Your CTA should be one specific, low-friction ask. Not a pitch. Not a proposal. A next step. “Are you open to a 15-minute call this week?” is clear, easy, and actionable. That’s what moves people forward.


How to Write Sales Emails That Actually Get Read

Nail the Subject Line First

Treat your subject line like the headline of an ad. It has one job: earn the open. Use the prospect’s name, their company, or a specific pain point they recognize.

Avoid ALL CAPS, excessive punctuation, and spam trigger words. HubSpot’s deliverability guide outlines exactly which words and tactics hurt your inbox placement before a human even sees your email.

Test two or three subject line variations if you’re sending at scale. Small tweaks in wording can double your open rates.

Open With a Hook, Not a Bio

Your first sentence should make them feel seen. Reference something real and specific. A recent LinkedIn post. A challenge common in their industry. A result you helped a similar company achieve.

The goal isn’t to flatter — it’s to demonstrate relevance. Prove that this email was written for them, not recycled for thousands.

Make the Value Instantly Clear

After your hook, you have one to two sentences to explain why this matters. Be direct. What problem do you solve? What outcome can they expect?

Avoid buzzwords and industry jargon. Use plain language. If your grandmother couldn’t understand the value you’re offering, rewrite it.

Keep It Under 150 Words When Possible

Brevity signals confidence. A short email says: I respect your time, and I know exactly what I want to say. A long email says: I’m not sure what matters, so I included everything.

Trim ruthlessly. Cut any sentence that doesn’t move the reader toward your CTA. If it’s not earning its place, it’s hurting you.

End With One Easy Ask

Close with a single, specific question. Make it easy to say yes — or even no. A clear response option is infinitely better than ambiguity that leads to silence.

Try: “Would it make sense to connect briefly this week?” That’s it. Simple, direct, and respectful of their decision-making power.


What’s the Best Time to Send a Sales Email?

Timing matters more than most people realize. Campaign Monitor’s research points to Tuesday through Thursday mornings — between 9 AM and 11 AM — as the sweet spot for B2B email opens.

Avoid Mondays (inbox chaos) and Fridays (mentally checked out). Midweek sends tend to catch people when they’re in decision-making mode rather than firefighting mode.

That said, test your specific audience.

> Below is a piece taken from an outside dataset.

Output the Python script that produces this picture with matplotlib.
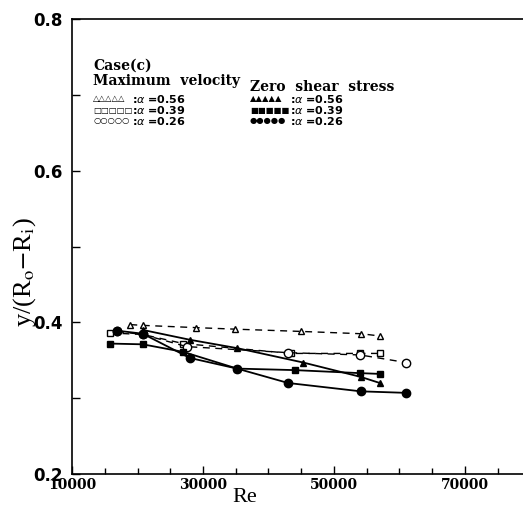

Every list behaves differently. Let data guide your schedule, not assumptions.


How Many Follow-Ups Should You Send?

Most sales happen in the follow-up — not the first email. Salesforce’s State of Sales report found that it often takes six to eight touchpoints before a prospect converts. One email is rarely enough.

A sequence of three to five emails — spaced three to five days apart — is a solid starting point. Each follow-up should add new value, not just repeat your original pitch.

Don’t guilt-trip. Don’t beg. Just stay relevant, stay persistent, and give them a clear reason to respond each time.


The Bottom Line

Your prospects aren’t ignoring you because they don’t need what you offer. They’re ignoring you because your email hasn’t given them a reason to stop and listen.

Fix the subject line. Open with their world, not yours. Make the value crystal clear. Keep it short. End with one easy ask.

That’s not a formula — it’s respect. And when people feel respected, they respond.

The best sales email isn’t the cleverest one. It’s the one that feels like it was written by a real person, for a real person, about a real problem. Start there, and everything else gets easier.

Now go back to your last three email drafts. Apply these principles. Then hit send — and this time, wait for something different.